As far as life out there goes, the argument says it may be that Earth is unique in being the home of intelligent life. But, if just one other planet can be found with intelligent life, that means earth is not unique. So, if two, why not three, or ten, or a million? You see? It is inconceivable (not really, scientists say "unlikely" - but see below) that life would have begun on two planets, but no where else.

Now, from Chapter Three: A Shadow Biosphere, here's Davies:

Unless there is something very peculiar about our planet, it is inconceivable that life would have begun twice on one Earth-like planet [he means Earth], but hardly ever on all the rest.
Do you see how's he's kind of but not quite making the famous "either on one planet or on a lot, but not on only two or three" argument?

He's saying "if more than once on Earth, then on lots of other planets too" which is not the classic argument. And when he carries on to say that anything else is "inconceivable" well....

I don't think it is inconceivable - especially given how many people do conceive of it. Maybe there is "something very peculiar about our planet" which causes it to produce life multiple times. Maybe. I dunno. Neither does he.

"Davies never lets his enthusiasm run away with him" writes David Papineau in a Guardian review.

His attitude is that of a rational physicist, and he is careful to mark the difference between established theory and exploratory guesswork. In an area more given to fabulation than fact, this level-headedness is positively refreshing.

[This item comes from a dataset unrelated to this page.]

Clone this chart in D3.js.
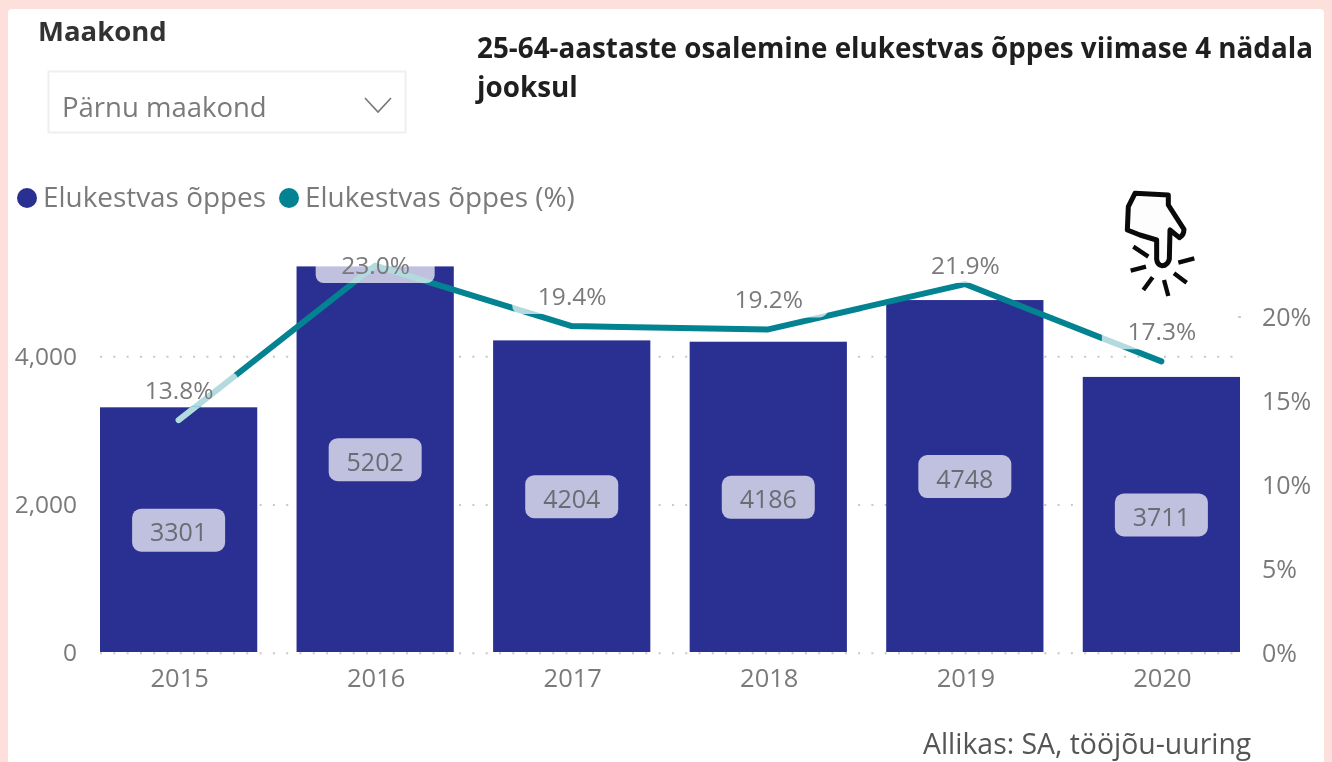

Are Papineau and I reading the same book? (And what's "fabulation" mean?)

Well, I skipped most of the rest of that chapter. Sadly, the next chapter jumps right into making claims about intelligence and brain size, and quoting Gould - who, in Mismeasure of Man debunked all that nonsense! - and making a hash of something else I do understand a little bit. Then, at last, in Chapter Five, Davies returns to radio technology and listening for signals from space.

But now he wants to talk about neutrinos, which I only kind of understand... and by this point I'm mad suspicious of everything he says. And I'm not half way through the book.

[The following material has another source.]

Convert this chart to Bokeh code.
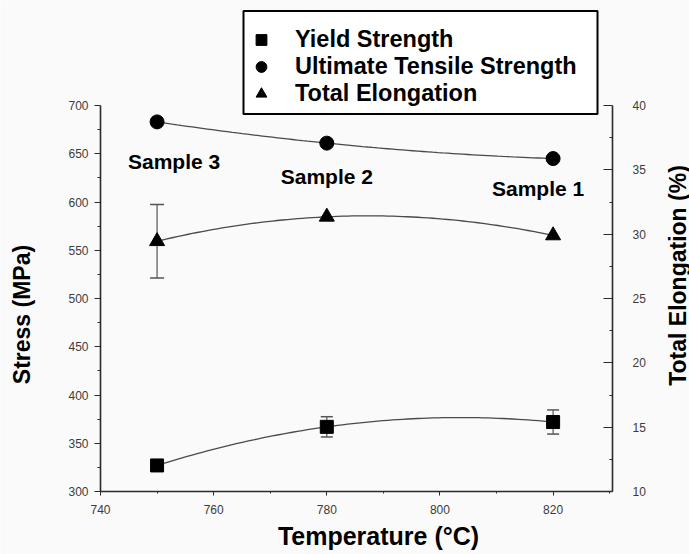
import math
import numpy as np
from bokeh.plotting import figure
from bokeh.models import (Range1d, LinearAxis, Legend, LegendItem, Whisker, TeeHead,
                          ColumnDataSource, BoxAnnotation, FixedTicker, Label)
from bokeh.embed import file_html
from bokeh.resources import INLINE
from bokeh.core.properties import value

# ---------------- data ----------------
temperature = [750, 780, 820]
yield_strength = [327, 367, 372]
yield_err = [0, 10.5, 12.5]
uts = [683, 661, 645]
uts_err = [0, 0, 0]
elongation = [29.45, 31.35, 29.9]
elong_err = [2.85, 0, 0]
sample_names = ["Sample 3", "Sample 2", "Sample 1"]

x_ticks = [740, 760, 780, 800, 820]
x_end = 830.5
stress_ticks = [300, 350, 400, 450, 500, 550, 600, 650, 700]
elong_ticks = [10, 15, 20, 25, 30, 35, 40]

x_title = "Temperature (°C)"
y_title = "Stress (MPa)"
y2_title = "Total Elongation (%)"

# ---------------- style / layout ----------------
W, H = 689, 554
BG = "#fafafa"
FONT = "Liberation Sans"
AX = "#2a2a2a"
LINE = "#4a4a4a"

# pixel box of the axes inside the canvas
AX_L, AX_R, AX_T, AX_B = 100, 612, 105, 491

def minors(t, extra=None):
    m = [(a + b) / 2 for a, b in zip(t, t[1:])]
    if extra is not None:
        m.append(extra)
    return m

def extend(lo, hi, p_lo, p_hi, before, after):
    per = (hi - lo) / (p_hi - p_lo)
    return lo - before * per, hi + after * per

x_lo = x_ticks[0]
s_lo, s_hi = stress_ticks[0], stress_ticks[-1]
e_lo, e_hi = elong_ticks[0], elong_ticks[-1]
xr = extend(x_lo, x_end, AX_L, AX_R, AX_L, W - AX_R)
sr = extend(s_lo, s_hi, AX_T, AX_B, H - AX_B, AX_T)
er = extend(e_lo, e_hi, AX_T, AX_B, H - AX_B, AX_T)

p = figure(width=W, height=H, x_range=Range1d(*xr), y_range=Range1d(*sr),
           output_backend="svg", toolbar_location=None,
           min_border_left=0, min_border_right=0, min_border_top=0, min_border_bottom=0,
           background_fill_color=BG, border_fill_color=BG)
p.extra_y_ranges = {"elong": Range1d(*er)}
p.outline_line_color = None
p.grid.visible = False

# bottom axis
xa = p.xaxis[0]
xa.fixed_location = s_lo
xa.bounds = (x_lo, x_end)
xa.ticker = FixedTicker(ticks=x_ticks, minor_ticks=minors(x_ticks, 830))
xa.major_tick_out = 4
xa.major_tick_in = 0
xa.minor_tick_out = 2
xa.minor_tick_in = 0
xa.major_label_standoff = 9

# left axis
ya = p.yaxis[0]
ya.fixed_location = x_lo
ya.bounds = (s_lo, s_hi)
ya.ticker = FixedTicker(ticks=stress_ticks, minor_ticks=minors(stress_ticks))
ya.major_tick_out = 6
ya.major_tick_in = 0
ya.minor_tick_out = 3
ya.minor_tick_in = 0
ya.major_label_standoff = 6

# right axis
ra = LinearAxis(y_range_name="elong", fixed_location=x_end,
                ticker=FixedTicker(ticks=elong_ticks, minor_ticks=minors(elong_ticks)))
ra.bounds = (e_lo, e_hi)
ra.major_tick_in = 9
ra.major_tick_out = 0
ra.minor_tick_in = 3
ra.minor_tick_out = 0
ra.major_label_standoff = 20
p.add_layout(ra, "right")

for ax in (xa, ya, ra):
    ax.axis_line_color = AX
    ax.axis_line_width = 1.6
    ax.major_tick_line_color = AX
    ax.minor_tick_line_color = AX
    ax.major_label_text_font = FONT
    ax.major_label_text_font_size = "12px"
    ax.major_label_text_color = "#3a3a3a"

# axis titles (screen units, measured from the frame's bottom-left = canvas bottom-left)
title_style = dict(x_units="screen", y_units="screen", text_font=FONT,
                   text_font_style="bold", text_color="black",
                   text_align="center", text_baseline="middle")
p.add_layout(Label(x=378, y=19, text=x_title, text_font_size="25px", **title_style))
p.add_layout(Label(x=21, y=240, text=y_title, angle=math.pi / 2,
                   text_font_size="23px", **title_style))
p.add_layout(Label(x=677, y=279, text=y2_title, angle=math.pi / 2,
                   text_font_size="23px", **title_style))

# ---------------- trend curves through the data ----------------
xs = np.linspace(temperature[0], temperature[-1], 80)
for vals, rng in ((yield_strength, "default"), (uts, "default"), (elongation, "elong")):
    coef = np.polyfit(temperature, vals, 2)
    p.line(xs, np.polyval(coef, xs), line_color=LINE, line_width=1.3, y_range_name=rng)

# ---------------- error bars ----------------
def add_whisker(vals, errs, rng, cap):
    idx = [i for i, e in enumerate(errs) if e > 0]
    if not idx:
        return
    src = ColumnDataSource(dict(
        base=[temperature[i] for i in idx],
        upper=[vals[i] + errs[i] for i in idx],
        lower=[vals[i] - errs[i] for i in idx]))
    w = Whisker(source=src, base="base", upper="upper", lower="lower", dimension="height",
                line_color="#555555", line_width=1.2, y_range_name=rng,
                upper_head=TeeHead(size=cap, line_color="#555555", line_width=1.5),
                lower_head=TeeHead(size=cap, line_color="#555555", line_width=1.5))
    w.level = "underlay"
    p.add_layout(w)

add_whisker(yield_strength, yield_err, "default", 12)
add_whisker(uts, uts_err, "default", 12)
add_whisker(elongation, elong_err, "elong", 14)

# ---------------- markers ----------------
r_ys = p.scatter(temperature, yield_strength, marker="square", size=13, color="black")
r_uts = p.scatter(temperature, uts, marker="circle", size=14, color="black")
r_el = p.scatter(temperature, elongation, marker="triangle", size=15, color="black",
                 y_range_name="elong")

# sample labels, placed relative to the UTS points
label_src = ColumnDataSource(dict(x=temperature, y=uts, text=sample_names,
                                  xo=[17, 0, -15], yo=[40, 33, 30]))
p.text(x="x", y="y", text="text", x_offset="xo", y_offset="yo", source=label_src,
       text_font=value(FONT), text_font_style="bold", text_font_size="21px",
       text_align="center", text_baseline="middle", text_color="black")

# ---------------- legend ----------------
box = BoxAnnotation(left=243, right=597, top=H - 10.5, bottom=H - 113.5,
                    left_units="screen", right_units="screen",
                    top_units="screen", bottom_units="screen",
                    fill_color="white", fill_alpha=1.0,
                    line_color="black", line_alpha=1.0, line_width=2)
p.add_layout(box)

legend = Legend(items=[LegendItem(label="Yield Strength", renderers=[r_ys]),
                       LegendItem(label="Ultimate Tensile Strength", renderers=[r_uts]),
                       LegendItem(label="Total Elongation", renderers=[r_el])],
                location=(245, H - 107), orientation="vertical",
                glyph_width=32, glyph_height=27, label_height=27, spacing=0,
                padding=0, margin=0, label_standoff=18,
                label_text_font=FONT, label_text_font_size="23.5px",
                label_text_font_style="bold", label_text_color="black",
                border_line_alpha=0, background_fill_alpha=0)
p.add_layout(legend)

open("out.html", "w").write(file_html(p, INLINE))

Leslie Mullins, in a review, tells me he is going to conclude "our messages should be based on mathematics, preferably containing equations that describe our knowledge of the laws of the universe." And that only after "should we share more Earth-centric information."

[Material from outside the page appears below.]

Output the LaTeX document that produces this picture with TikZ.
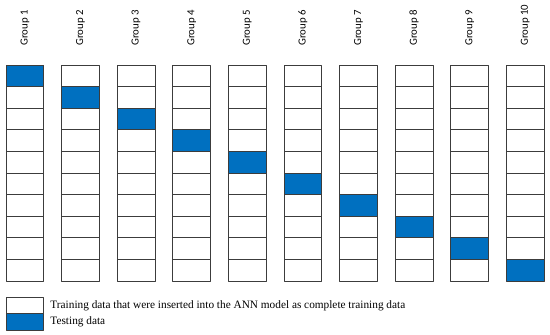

But, gosh. I don't know what could be more Earth-centric anthropocentric than a base ten number system. What if aliens don't have ten digits? What if they have seven, and so use a base seven system?

Even the dot / dash of a binary or base two system is pretty culture specific. We humans think in terms of yes or no, on or off. That's why binary works for us. Maybe aliens think this, that, or a little of both. Maybe, being less, er, black or white, they use a base three system.

Carl Sagan's pale blue dot often stirs me to tears, and so I feel horrible saying this. But what's the point in sending a message containing the atomic weight of hydrogen multiplied by pi if it's in a language aliens can't understand? Sure, hydrogen is common across the universe (as far as we can figure) but the gammer and syntax our mathematics ain't.


It was such a nice title: The Eerie Silence. And look at the cover - how could I resist?

I was going to read it slowly, a chapter at a time. At night, I thought, with the curtains open so I could see the stars. I was going to read and shiver with excitement and learn lots and lots.

Now it looks like I'll never get smart. :(


Author's Note: You're asking, why is this about literacy or adult learning?

It's not. There's a little truth in what I said about wanting to learn physics (and history). But this was also, for me, professional learning about creating online content.

To put this post together, I found and pulled the audio off a Lewontin video, and attached a part of it to a stream of what I sincerely hope are images of the Viking mission, and then made my own video. I uploaded the video - several times, because there were problems - to Youtube and embedded it in the post.

I've done multimedia posts before, of course, but not where I've mashed together third-party content in quite the same way. And all from my own kitchen-table command centre.